Kolejnym rywalem Čilicia będzie Fernando Verdasco (ATP 12), który w II secie meczu z Jürgenem Melzerem (ATP 28) obronił pięć break pointów i odwrócił jego losy zwyciężając 3:6, 7:6(4), 6:1. Hiszpan miał problemy z serwisem, w sumie popełnił 12 podwójnych błędów.
Čilić i Verdasco po udanym początku sezonu (Chorwat wygrał turnieje w Zagrzebiu i Chennai oraz osiągnął półfinał Australian Open; Hiszpan triumfował w San Jose), z Indian Wells wyjeżdżali w kiepskich humorach. Chorwat już w swoim pierwszym meczu przegrał z Guillermo Garcíą-Lópezem, Hiszpana w III rundzie pokonał Tomáš Berdych. Obaj tenisiści zagrają ze sobą po raz piąty (bilans 2-2).
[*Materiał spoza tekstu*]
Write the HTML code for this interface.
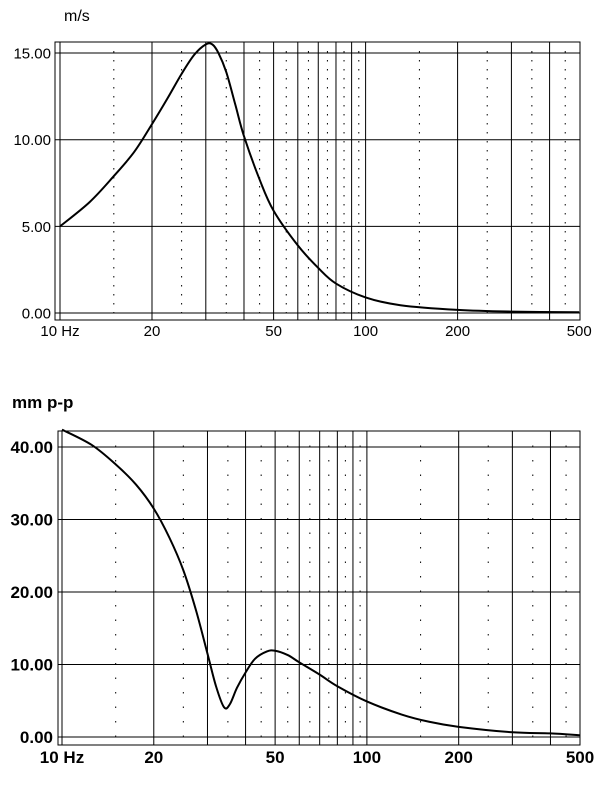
<!DOCTYPE html>
<html><head><meta charset="utf-8"><style>
html,body{margin:0;padding:0;background:#fff;width:614px;height:796px;overflow:hidden}
svg{display:block}
</style></head><body>
<svg id="s" width="614" height="796" xmlns="http://www.w3.org/2000/svg" font-family="Liberation Sans, Arial, sans-serif">
<text x="64" y="21" font-size="16">m/s</text>
<text x="12" y="408" font-size="17" font-weight="bold">mm p-p</text>
<g id="g"></g>
</svg>
<script>
var NS="http://www.w3.org/2000/svg",g=document.getElementById("g");
function el(t,a,txt){var e=document.createElementNS(NS,t);for(var k in a)e.setAttribute(k,a[k]);if(txt)e.textContent=txt;g.appendChild(e);return e;}
function chart(o){
 var X=function(f){return o.x10+o.dec*Math.log10(f)-o.dec;};
 var Y=function(v){return o.y0-o.py*v;};
 el("rect",{x:o.L,y:o.T,width:o.R-o.L,height:o.B-o.T,fill:"none",stroke:"#000","stroke-width":1});
 var solid=[10,20,30,40,50,60,70,80,90,100,200,300,400];
 solid.forEach(function(f){el("line",{x1:X(f),x2:X(f),y1:o.T,y2:o.B,stroke:"#000","stroke-width":1});});
 var dots=[15,25,35,45,55,65,75,85,95,150,250,350,450];
 dots.forEach(function(f){el("line",{x1:X(f),x2:X(f),y1:o.T+o.dd,y2:o.B,stroke:"#000","stroke-width":1,"stroke-dasharray":"1.5,"+(o.dd-1.5)});});
 o.yt.forEach(function(v){el("line",{x1:o.L,x2:o.R,y1:Y(v),y2:Y(v),stroke:"#000","stroke-width":1});
  el("text",{x:o.lx,y:Y(v)+o.fs*0.36,"font-size":o.fs,"font-weight":o.fw,"text-anchor":"end"},v.toFixed(2));});
 [[10,"10 Hz"],[20,"20"],[50,"50"],[100,"100"],[200,"200"],[500,"500"]].forEach(function(p){
  el("text",{x:X(p[0]),y:o.B+o.fs+1,"font-size":o.fs,"font-weight":o.fw,"text-anchor":"middle"},p[1]);});
 var P=o.d.map(function(p){return [X(p[0]),Y(p[1])];});
 var d="M"+P[0][0]+","+P[0][1];
 for(var i=0;i<P.length-1;i++){var p0=P[i-1]||P[i],p1=P[i],p2=P[i+1],p3=P[i+2]||p2;
  d+=" C"+(p1[0]+(p2[0]-p0[0])/6)+","+(p1[1]+(p2[1]-p0[1])/6)+" "+(p2[0]-(p3[0]-p1[0])/6)+","+(p2[1]-(p3[1]-p1[1])/6)+" "+p2[0]+","+p2[1];}
 el("path",{d:d,fill:"none",stroke:"#000","stroke-width":2});
}
chart({L:55,R:580,T:42,B:320,x10:60,dec:305.6,y0:313,py:17.33,yt:[0,5,10,15],lx:51,fs:15,fw:"normal",dd:9,
 d:[[10,5.0],[12.5,6.4],[15,7.9],[17.5,9.3],[20,10.9],[22.5,12.4],[25,13.8],[27.5,14.9],[30,15.5],[31.5,15.5],[33,15.0],[35,13.9],[37.5,12.0],[40,10.2],[45,7.7],[50,5.9],[60,3.9],[70,2.6],[80,1.7],[100,0.9],[130,0.45],[200,0.18],[300,0.08],[500,0.04]]});
chart({L:58,R:580,T:431,B:745,x10:62,dec:304.9,y0:737,py:7.25,yt:[0,10,20,30,40],lx:53,fs:17,fw:"bold",dd:14.5,
 d:[[10,42.4],[12.5,40.3],[15,37.6],[17.5,34.8],[20,31.5],[22.5,27.5],[25,23],[27.5,17.5],[30,11.5],[32,7],[34,4.1],[35.5,4.5],[37.5,6.8],[40,8.9],[43,10.8],[47,11.8],[50,11.9],[55,11.3],[60,10.3],[70,8.6],[80,7.0],[100,4.9],[130,3.1],[160,2.1],[200,1.4],[300,0.65],[400,0.5],[500,0.25]]});
</script>
</body></html>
Po wyeliminowaniu Murraya Mardy Fish (ATP 101) pokonał Feliciana Lópeza (ATP 34) 7:5, 6:3 broniąc dwóch break pointów i samemu przełamując Hiszpana dwukrotnie. Rywalem Amerykanina w walce o ćwierćfinał będzie Michaił Jużnyj (ATP 15), który po 2,5-godzinnym boju zasalutował widowni po pokonaniu Stanislasa Wawrinki (ATP 23) 1:6, 7:6(5), 7:5.
Ciekawą parę w IV rundzie stworzą Fernando González (ATP 11) i Robin Söderling (ATP 7). Chilijczyk w poniedziałek pokonał dobrze ostatnio dysponowanego Juana Mónaco (ATP 26) (ćwierćfinalista z Indian Wells) 6:7, 6:4, 6:2. To jego szóste zwycięstwo nad Argentyńczykiem. Szwed w ciągu 65 minut zwyciężył łatwo Philippa Petzschnera (ATP 53). W zeszłym tygodniu w Indian Wells Söderling osiągnął swój pierwszy półfinał imprezy Masters 1000 (przegrał z Roddickiem).
González i Söderling grali ze sobą dotychczas osiem razy (bilans 4-4), po raz ostatni w półfinale French Open 2009, gdy po pięciosetowej batalii zwyciężył Szwed.